The tradeoff is additional operational overhead and possible fear of triggering issues in non-production environments. But the alternative is discovering rollback flaws during a live incident.
5. Your pipeline encodes organizational coupling
The final risk is less technical on the surface but deeply architectural. Deployment pipelines often mirror org charts. Separate repositories, separate pipelines, separate release cadences. Over time, this encodes coupling between services that were intended to be independent.
In one microservices environment with over 120 services, teams insisted they were loosely coupled. Yet the pipeline required coordinated version bumps across five repositories for any change touching shared protobuf contracts. The pipeline itself enforced synchronous release. Architecture followed the path of least resistance and evolved toward a distributed monolith.

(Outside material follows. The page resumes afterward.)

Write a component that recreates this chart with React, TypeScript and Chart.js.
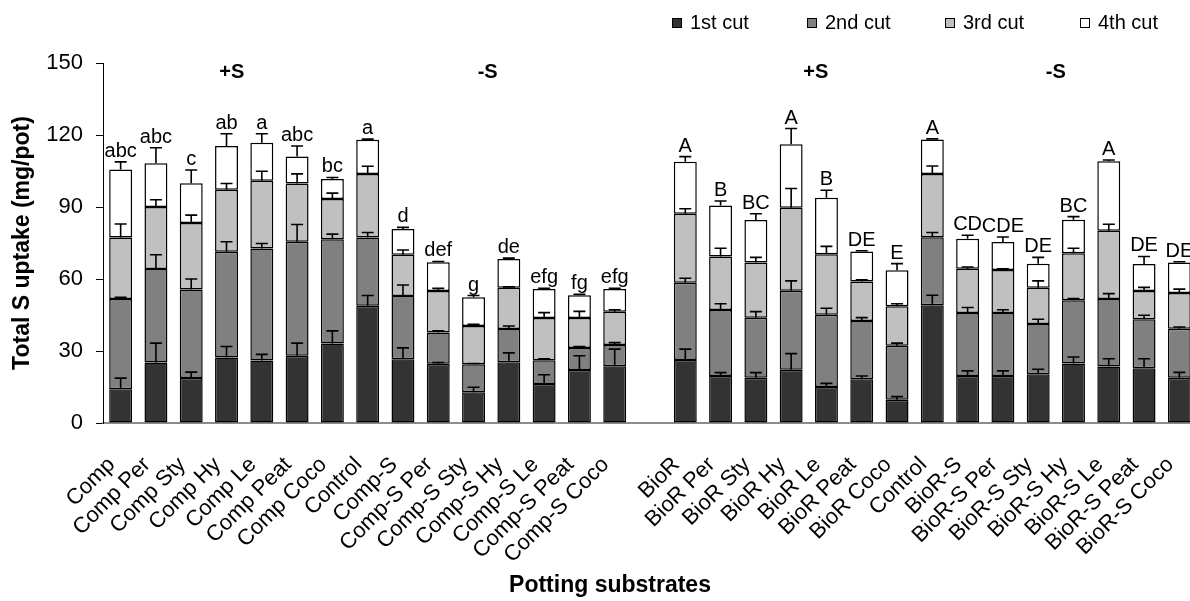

You can detect this risk by analyzing pipeline dependency graphs. If a change in Service A routinely triggers pipeline runs in Services B, C, and D, you have hidden runtime coupling. Tools that visualize dependency graphs across GitHub, GitLab, or Azure DevOps can surface these patterns, but the architectural work is human.
Breaking this coupling may involve versioned APIs, consumer-driven contract testing, or internal package registries with clear compatibility guarantees. Each option carries complexity. Versioning multiplies support burden. Contract testing increases pipeline time. But without these investments, your deployment pipeline quietly dictates your system boundaries.
Closing thoughts
Your deployment pipeline is not a neutral conveyor belt. It is an executable architecture. It defines trust, governs change, and shapes how your system evolves under pressure. If you audit it with the same rigor you apply to service design or data modeling, you will uncover risks that are otherwise invisible until an incident forces the lesson.
Start small. Map your promotion flow. Validate artifact immutability. Rehearse rollback under realistic conditions. The goal is not perfection. It is architectural awareness in the one system that touches every other system you run.